The suggestions above probably work for those who provided them but their objectives may be very different from yours. I notice one creative suggest is Buckwheat. I say creative because Buckwheat is a warm season annual that is normally planted in the spring. It will germinate and grow in the fall but is very sensitive to frost. In my area (far from you in zone 7A), it can be added to a fall mix as an early archery season attractant. If germinates and comes up quickly. Deer hit the young plants while cereal and other things in the mix are getting started. It dies at the first frost making room for other crops in the mix. I'm not sure when your season start or if you are looking for archery season support or firearm season support.

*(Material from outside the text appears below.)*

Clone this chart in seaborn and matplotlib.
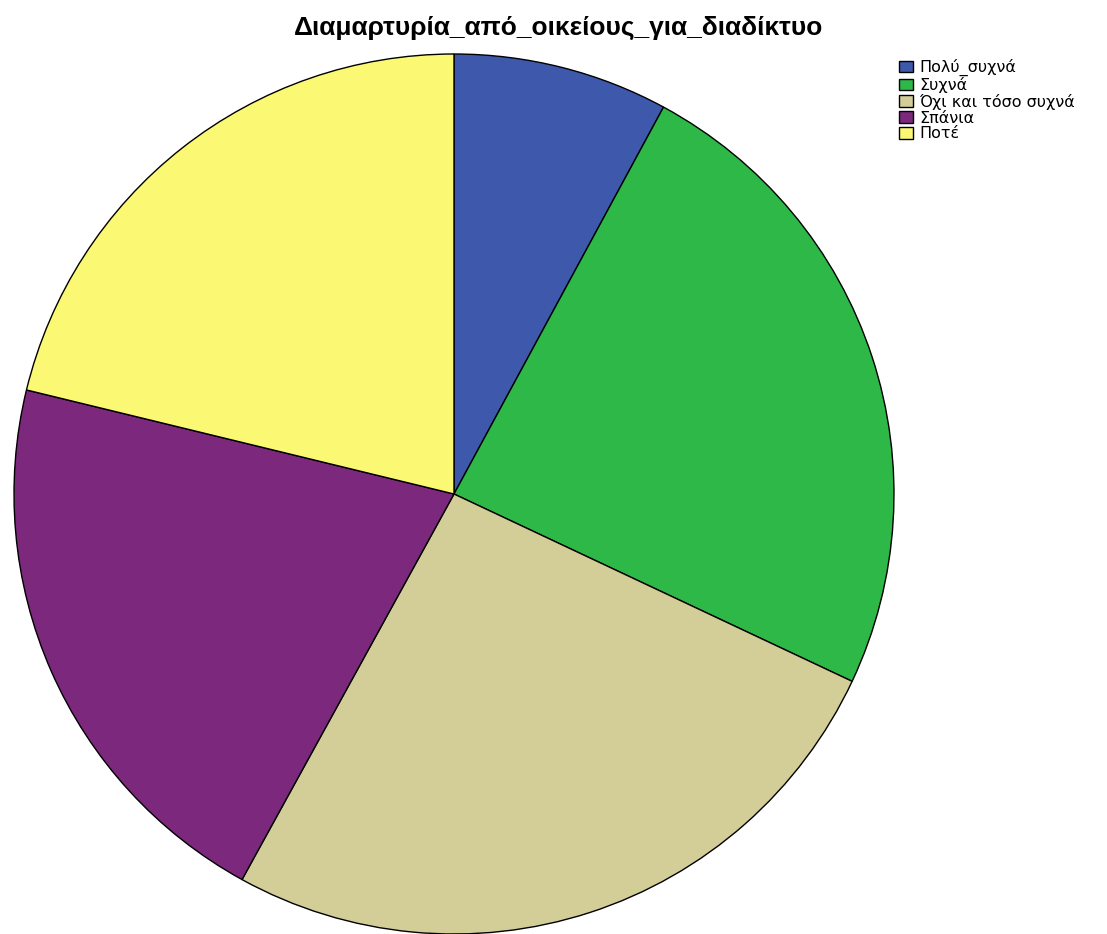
import matplotlib
matplotlib.use("Agg")
import matplotlib.pyplot as plt
import seaborn as sns

title = "Διαμαρτυρία_από_οικείους_για_διαδίκτυο"
categories = ["Πολύ_συχνά", "Συχνά", "Όχι και τόσο συχνά", "Σπάνια", "Ποτέ"]
percents = [7.9, 24.1, 26.0, 20.8, 21.2]
colors_hex = ["#3E58AC", "#2EB848", "#D3CE97", "#7C287D", "#FBF873"]

sns.set_theme(style="white")
plt.rcParams['font.family'] = ['Liberation Sans', 'DejaVu Sans']

W, H = 1107, 934
fig = plt.figure(figsize=(W / 100, H / 100), dpi=100)
cx, cy, r = 454, 494, 440
ax = fig.add_axes([(cx - r) / W, (H - cy - r) / H, 2 * r / W, 2 * r / H])
palette = sns.color_palette(colors_hex)
wedges, _ = ax.pie(percents, colors=palette, startangle=90, counterclock=False,
                   radius=1.0, wedgeprops=dict(edgecolor="black", linewidth=1.0))
ax.set_xlim(-1, 1)
ax.set_ylim(-1, 1)
ax.set_aspect("auto")
ax.axis("off")

fig.text(559 / W, 1 - 28 / H, title, ha="center", va="center",
         fontsize=19, fontweight="bold", color="black")

leg = fig.legend(wedges, categories, loc="upper left",
                 bbox_to_anchor=(899 / W, 1 - 59 / H), frameon=False,
                 prop=dict(family="DejaVu Sans", size=11.5),
                 handlelength=0.85, handleheight=0.75,
                 handletextpad=0.4, labelspacing=0.05, borderpad=0.0,
                 borderaxespad=0)
for t in leg.get_texts():
    t.set_color("black")
for h in leg.legend_handles:
    h.set_edgecolor("black")
    h.set_linewidth(1.0)

fig.savefig("out.png", dpi=100)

Not knowing you objective and being so far from the north, I think others may be able to give you better advice, but stating your objectives would be a starting point for asking more questions.

Thanks,

Jack
 
IMO, in his area, buckwheat will be a total waste of time and money. If we get a couple early frosts, it could be dead before archery season even really gets rolling. Average first frost dates for my area of Juneau Co WI(the OP is around 2 hours south) are around Sept 17th-20th. That would mean in most years, a plot is likely to be completely toast by Oct 1st, right when max attraction is needed most to get the does using your plots heavily before the pre-rut phase starts. And right when that BW is dying, it will be too late to get something else established in that plot for the November rifle and late archery seasons.
 
IMO, in his area, buckwheat will be a total waste of time and money. If we get a couple early frosts, it could be dead before archery season even really gets rolling. Average first frost dates for my area of Juneau Co WI(the OP is around 2 hours south) are around Sept 17th-20th. That would mean in most years, a plot is likely to be completely toast by Oct 1st, right when max attraction is needed most to get the does using your plots heavily before the pre-rut phase starts. And right when that BW is dying, it will be too late to get something else established in that plot for the November rifle and late archery seasons.

Thanks. That is what I was trying to hint at but I didn't know enough about your season timing up north. I was hoping someone from up there would comment on that.
 
In 2012 I planted a mixture of winter rye and buckwheat on labor day. Looking back at my notes it survived to about Oct 20th when the low dipped into the low 20s at night. I did survive a few nights that got below 32, but this plot is on a hill slope so maybe the colder air pooled at the bottom.

I think this from around 9/26/2012


10/5/2012 - not too much growth, but that could have been my soil
 
Once those soil temps start to dip in Sept, the normally fantastic BW growth rate will start to taper off as well. BW likes warm soils.
 
Maybe some winter rye with some winter peas and throw in some red clover. Rye and peas will draw deer soon and the clover should come in strong in the spring with the rye acting as a cover crop for the clover. Just a thought.